Lego Card Shuffler

Now that it is summer I have a lot of time on my hands. I started looking into the logistics of building a Lego card shuffler. There are many YouTube videos of Lego card shufflers. They are all quite similar in their construction except the robotic card dealer.

Lego Shuffler

I started to build a single roller for one side. Most of the videos I watched said that the hardest thing was to ensure one card came out at a time, and it was. I used rubber bands to force the cards into the rollers, but for future innovation such as multiple unaided shuffles that will have to change. I wanted to limit the whole thing to one motor. It would have been much easier with a motor on each side, but I have limited resources.

The card bed and rollers

To use one motor, I had to connect both sides together. I tried to use gears, but it was to far a distance to cover with plastic gears and they started to skip. I ended up using a piston like those used on trains to transfer the motors power. I got the idea from this video.

“Real” card shufflers don’t require you to take the cards out.
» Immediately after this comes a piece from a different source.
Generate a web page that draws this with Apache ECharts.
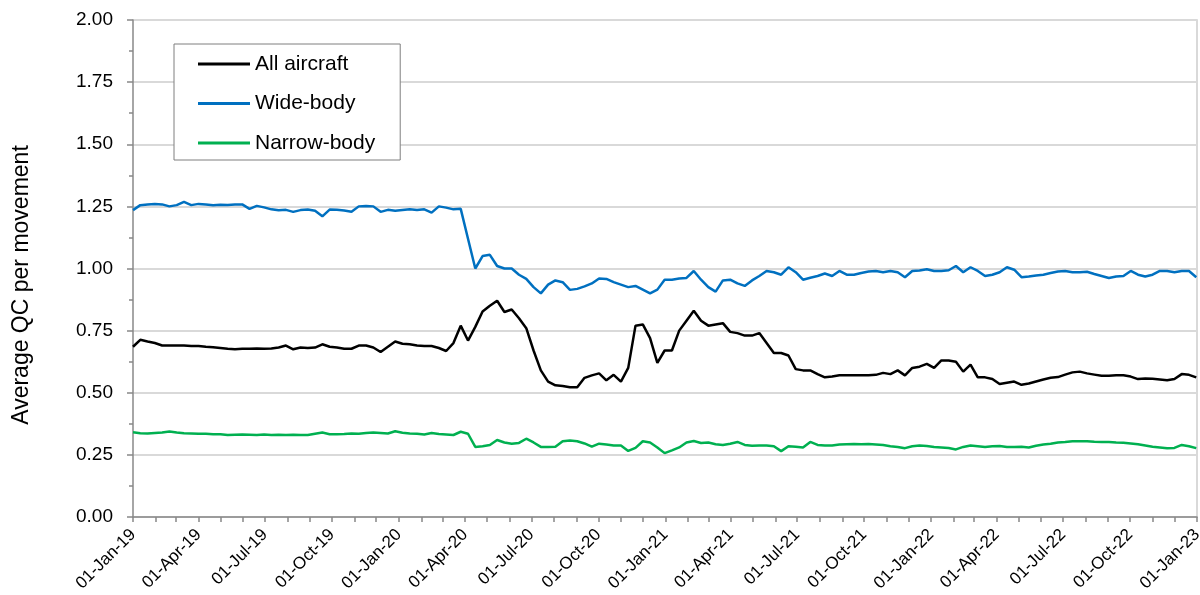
<!DOCTYPE html>
<html><head><meta charset="utf-8">
<script src="https://cdn.jsdelivr.net/npm/echarts@6/dist/echarts.min.js"></script>
<style>html,body{margin:0;padding:0;background:#fff}#c{width:1200px;height:595px}</style>
</head><body><div id="c"></div>
<script>
// Day offsets from 01-Jan-2019 (every 10 days)
const sampleDays = [0,10,20,30,40,50,60,70,80,90,100,110,120,130,140,150,160,170,180,190,
200,210,220,230,240,250,260,270,280,290,300,310,320,330,340,350,360,370,380,390,
400,410,420,430,440,450,460,470,480,490,500,510,520,530,540,550,560,570,580,590,
600,610,620,630,640,650,660,670,680,690,700,710,720,730,740,750,760,770,780,790,
800,810,820,830,840,850,860,870,880,890,900,910,920,930,940,950,960,970,980,990,
1000,1010,1020,1030,1040,1050,1060,1070,1080,1090,1100,1110,1120,1130,1140,1150,1160,1170,1180,1190,
1200,1210,1220,1230,1240,1250,1260,1270,1280,1290,1300,1310,1320,1330,1340,1350,1360,1370,1380,1390,
1400,1410,1420,1430,1440,1450,1460];

const allAircraft = [0.685,0.713,0.706,0.70,0.69,0.69,0.69,0.69,0.688,0.688,
0.685,0.683,0.68,0.677,0.675,0.677,0.677,0.678,0.677,0.678,
0.682,0.69,0.675,0.682,0.68,0.682,0.695,0.685,0.682,0.677,
0.677,0.69,0.69,0.682,0.664,0.685,0.706,0.697,0.695,0.69,
0.688,0.688,0.68,0.668,0.70,0.77,0.71,0.765,0.827,0.85,
0.87,0.825,0.835,0.80,0.76,0.67,0.59,0.545,0.53,0.527,
0.522,0.522,0.56,0.57,0.578,0.55,0.572,0.545,0.60,0.77,
0.775,0.72,0.62,0.67,0.67,0.75,0.79,0.83,0.79,0.77,
0.775,0.78,0.745,0.74,0.73,0.73,0.74,0.70,0.66,0.66,
0.65,0.595,0.59,0.59,0.575,0.562,0.565,0.57,0.57,0.57,
0.57,0.57,0.572,0.58,0.575,0.59,0.57,0.60,0.605,0.616,
0.60,0.63,0.63,0.625,0.585,0.613,0.562,0.562,0.555,0.535,
0.54,0.545,0.532,0.537,0.545,0.553,0.56,0.563,0.573,0.582,
0.585,0.578,0.573,0.568,0.568,0.57,0.57,0.565,0.555,0.557,
0.556,0.553,0.55,0.555,0.575,0.572,0.562];

const wideBody = [1.235,1.255,1.258,1.26,1.258,1.25,1.255,1.268,1.255,1.26,
1.258,1.255,1.257,1.256,1.258,1.258,1.24,1.252,1.246,1.238,
1.234,1.236,1.228,1.235,1.237,1.232,1.21,1.237,1.236,1.233,
1.228,1.25,1.252,1.25,1.228,1.236,1.232,1.235,1.238,1.235,
1.238,1.225,1.25,1.245,1.238,1.24,1.12,1.0,1.05,1.055,
1.01,1.0,1.0,0.975,0.958,0.925,0.9,0.935,0.952,0.945,
0.914,0.918,0.928,0.94,0.96,0.958,0.945,0.935,0.925,0.93,
0.915,0.9,0.915,0.955,0.955,0.96,0.962,0.99,0.955,0.925,
0.907,0.952,0.955,0.94,0.93,0.952,0.97,0.99,0.985,0.975,
1.005,0.985,0.955,0.963,0.97,0.98,0.97,0.99,0.975,0.975,
0.982,0.988,0.99,0.985,0.99,0.985,0.965,0.99,0.992,0.997,
0.99,0.99,0.993,1.01,0.985,1.005,0.99,0.97,0.975,0.985,
1.005,0.995,0.965,0.968,0.972,0.975,0.982,0.988,0.99,0.985,
0.985,0.987,0.978,0.97,0.962,0.968,0.97,0.99,0.975,0.968,
0.975,0.99,0.99,0.985,0.99,0.99,0.965];

const narrowBody = [0.341,0.337,0.336,0.338,0.34,0.344,0.34,0.337,0.336,0.335,
0.335,0.333,0.333,0.33,0.331,0.332,0.331,0.33,0.332,0.33,
0.331,0.33,0.331,0.33,0.33,0.335,0.34,0.333,0.333,0.334,
0.336,0.335,0.338,0.34,0.338,0.336,0.345,0.339,0.336,0.335,
0.332,0.338,0.334,0.332,0.33,0.343,0.335,0.282,0.285,0.29,
0.31,0.30,0.295,0.298,0.315,0.30,0.282,0.282,0.283,0.305,
0.308,0.305,0.296,0.283,0.295,0.292,0.288,0.288,0.266,0.278,
0.305,0.30,0.28,0.257,0.268,0.28,0.30,0.306,0.298,0.30,
0.293,0.29,0.295,0.302,0.29,0.287,0.288,0.288,0.285,0.265,
0.285,0.283,0.28,0.302,0.29,0.288,0.288,0.292,0.293,0.294,
0.293,0.294,0.292,0.29,0.285,0.282,0.277,0.285,0.288,0.286,
0.282,0.28,0.278,0.272,0.282,0.288,0.285,0.282,0.285,0.286,
0.282,0.282,0.283,0.28,0.287,0.292,0.295,0.30,0.302,0.305,
0.305,0.305,0.303,0.302,0.302,0.30,0.299,0.296,0.293,0.288,
0.283,0.28,0.277,0.278,0.29,0.285,0.277];

const seriesNames = ['All aircraft','Wide-body','Narrow-body'];
const yTitle = 'Average QC per movement';
const monthNames = ['Jan','Feb','Mar','Apr','May','Jun','Jul','Aug','Sep','Oct','Nov','Dec'];

const DAY = 86400000;
const tStart = new Date(2019,0,1).getTime();
const tEnd = new Date(2023,0,1).getTime();
const toPairs = vals => vals.map((v,i) => [tStart + sampleDays[i]*DAY, v]);
const fmtDate = val => {
  const d = new Date(val);
  const dd = String(d.getDate()).padStart(2,'0');
  return dd + '-' + monthNames[d.getMonth()] + '-' + String(d.getFullYear()).slice(2);
};

const FONT = 'Liberation Sans, Arial, sans-serif';
const chart = echarts.init(document.getElementById('c'), null, {renderer:'canvas'});
chart.setOption({
  animation:false,
  backgroundColor:'#fff',
  grid:{left:133, right:3, top:20, bottom:78, containLabel:false, outerBoundsMode:'none'},
  legend:{
    orient:'vertical', left:174, top:44,
    data:seriesNames,
    icon:'rect', itemWidth:52, itemHeight:3, itemGap:17.5, itemTextGap:4,
    padding:[9,25,6,24],
    borderColor:'#7f7f7f', borderWidth:1, backgroundColor:'#fff',
    textStyle:{fontFamily:FONT, fontSize:21, color:'#000', lineHeight:22}
  },
  graphic:[{
    type:'text', x:22, y:285, rotation:Math.PI/2,
    style:{text:yTitle, font:'23px Liberation Sans, Arial, sans-serif', fill:'#000',
      textAlign:'center', textVerticalAlign:'middle'}
  }],
  xAxis:[{
    type:'time', min:tStart, max:tEnd, splitNumber:16,
    minInterval:85*DAY, maxInterval:95*DAY,
    axisLine:{lineStyle:{color:'#888', width:1.5}},
    axisTick:{show:true, length:5, lineStyle:{color:'#888', width:1.5}},
    splitLine:{show:false},
    axisLabel:{rotate:45, fontFamily:FONT, fontSize:17, color:'#000', margin:15,
      showMinLabel:true, showMaxLabel:true, hideOverlap:false, formatter:fmtDate}
  },{
    type:'time', min:tStart, max:tEnd, splitNumber:48,
    minInterval:27*DAY, maxInterval:33*DAY,
    position:'bottom',
    axisLine:{show:false},
    axisTick:{show:true, length:5, lineStyle:{color:'#888', width:1.5}},
    splitLine:{show:false},
    axisLabel:{show:false}
  }],
  yAxis:[{
    type:'value', min:0, max:2, interval:0.25,
    axisLine:{show:true, lineStyle:{color:'#888', width:1.5}},
    axisTick:{show:true, length:6, lineStyle:{color:'#888', width:1.5}},
    minorTick:{show:true, splitNumber:2, length:4, lineStyle:{color:'#888', width:1.5}},
    splitLine:{show:true, lineStyle:{color:'#d9d9d9', width:2}},
    axisLabel:{fontFamily:FONT, fontSize:19, color:'#000', margin:20,
      formatter:v => v.toFixed(2)}
  },{
    type:'value', min:0, max:2, interval:0.25, position:'right',
    axisLine:{show:true, lineStyle:{color:'#d9d9d9', width:2}},
    axisTick:{show:false}, axisLabel:{show:false}, splitLine:{show:false}
  }],
  series:[
    {name:seriesNames[0], type:'line', data:toPairs(allAircraft), showSymbol:false, symbol:'none',
      lineStyle:{color:'#000000', width:2.5}, itemStyle:{color:'#000000'}, z:3},
    {name:seriesNames[1], type:'line', data:toPairs(wideBody), showSymbol:false, symbol:'none',
      lineStyle:{color:'#0070C0', width:2.5}, itemStyle:{color:'#0070C0'}, z:2},
    {name:seriesNames[2], type:'line', data:toPairs(narrowBody), showSymbol:false, symbol:'none',
      lineStyle:{color:'#00B050', width:2.5}, itemStyle:{color:'#00B050'}, z:2}
  ]
});
</script></body></html>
This is the most obvious way to improve this design. To further improve, there would also have to be some minor programming for timing. I think that the hardest part would be splitting the deck. Using a lowering and raising deck like automatic card shufflers do seems like the easiest way to solve this.

Another thing about this design it that it doesn’t shuffle the cards super accurately. I put the cards in, half upside down, half face up.

The card shuffler in action

The cards came out like this. They tend to get stuck together because they come out and stack vertically.